One of Russia's leading independent voices on television was silenced on Wednesday when the channel NTV fired the host of a current affairs program over an interview with the widow of a former Chechen leader.
Leonid Parfyonov, the host of Namedni (The Other Day) whose hour-long weekly broadcast was the only televised scrutiny to which the Kremlin was still subjected, is one of Russia's best-known journalists. His dismissal was a "revolutionary and momentous" step against press freedoms in Russia, and an "order from a police state," said the Union of Journalists and the Russian Pen Center.
Parfyonov was forced to drop a five-and-a-half-minute segment from the program in which he interviewed the widow of a former Chechen rebel leader who was assassinated earlier this year in Qatar.
Namedni interviewed Malika Yandarbiyev, whose husband, Zelimkhan, Russia had accused of being a member of al-Qaeda. The government claimed he helped organize the mass hostage-taking incident when the Moscow Nord Ost theater was seized by Chechen gunmen in October 2002.
Yandarbiyev was killed when a bomb blew up his car in Doha on Feb. 13. Two Russian agents are on trial in Doha for his murder and face the death penalty if convicted.
The segment was broadcast in Siberia, yet withdrawn, reportedly at the request of the security services before Namedni was broadcast in Moscow.
Parfyonov gave a copy of the order he received to drop the interview to the newspaper Kommersant. Kommersant also received a transcript of the interview in which Yandarbiyev describes looking one of the accused Russians in the eye in court and says her husband wanted to die fighting in Chechnya. Their son, Daud, 13, was injured in the blast.
Moscow has repeatedly voiced its fury at Doha and is engaged in intense diplomatic efforts to free its agents.
A statement on NTV's Web site said Parfyonov was sacked because he had broken his contract of employment which obliged him "to support the politics of the company's leadership."
Nikolai Senkevich, NTV's director, said Parfyonov was "one of the most talented journalists in Russia," but this was not the first incident of disobedience. Parfyonov, told Ekho Moskvi radio he had officially been fired to "cut costs," despite repeated NTV statements that he had violated his contract by revealing internal secrets.

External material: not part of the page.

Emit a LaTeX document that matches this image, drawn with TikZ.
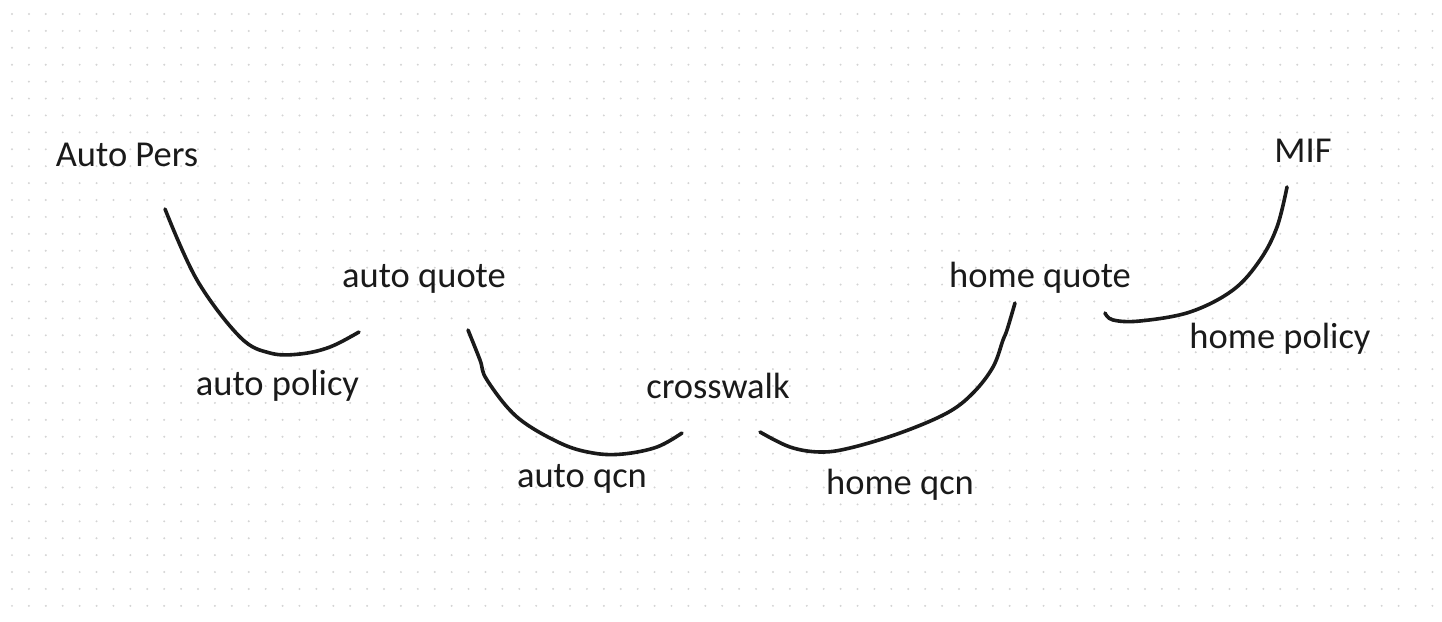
\documentclass[tikz,border=0pt]{standalone}
\usepackage{fontspec}
\setmainfont{Carlito}
\definecolor{ink}{HTML}{1A1A1A}
\definecolor{dotc}{HTML}{D4D4D4}
\begin{document}
\begin{tikzpicture}[x=1pt,y=-1pt,
  lbl/.style={anchor=base,inner sep=0pt,text=ink,font=\fontsize{36.5}{40}\selectfont},
  stroke/.style={draw=ink,line width=3.6pt,line cap=round,line join=round}]
\useasboundingbox[fill=white] (0,0) rectangle (1442,621);
\foreach \i in {0,...,84}{
  \foreach \j in {0,...,35}{
    \fill[dotc] (12+16.91*\i,14+16.91*\j) circle (1.1);
  }
}
\node[lbl] (autopers) at (127,166) {Auto Pers};
\node[lbl] (autoquote) at (424,287) {auto quote};
\node[lbl] (autopolicy) at (277.5,395) {auto policy};
\node[lbl] (crosswalk) at (718,398) {crosswalk};
\node[lbl] (autoqcn) at (582,487) {auto qcn};
\node[lbl] (homeqcn) at (900,494) {home qcn};
\node[lbl] (homequote) at (1040,287) {home quote};
\node[lbl] (mif) at (1303,162) {MIF};
\node[lbl] (homepolicy) at (1280,348) {home policy};
\draw[stroke] plot[smooth,tension=0.6] coordinates {(165,209) (197,280) (240,337) (270,353) (300,354) (330,347) (359,332)};
\draw[stroke] plot[smooth,tension=0.6] coordinates {(468,330) (480,360) (487,380) (517,417) (560,443) (593,453) (623,454) (657,447) (682,433)};
\draw[stroke] plot[smooth,tension=0.6] coordinates {(760,432) (790,447) (820,452) (850,448) (900,433) (947,413) (973,393) (993,367) (1003,340) (1007,330) (1015,303)};
\draw[stroke] plot[smooth,tension=0.6] coordinates {(1105,313) (1113,320) (1140,321) (1190,312) (1233,290) (1260,260) (1277,227) (1287,187)};
\end{tikzpicture}
\end{document}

He said NTV managers persuaded him to hold the exclusive interview up for a week, but foreign media began asking if they could have a copy of the tape and when it would be broadcast.
"I can't be guided by motives other than distributing information. If we have an exclusive and I am ordered not to put it on air, but also protect those who prevent this ... you have to understand my position."
Asked how he had continued working amid NTV's restrictive conditions, he said: "Maybe it was impossible, but sometimes you sit in an airless room and just resist. Or you sit in the gate at the airport, hoping that soon you will take off."
Namedi was the last remaining sign of NTV's former life as the Kremlin's key critic, particularly over the decade-long Chechen war.
The channel was bought by the state gas giant Gazprom in 2001 and has since begun, like all other channels, to toe the Kremlin line.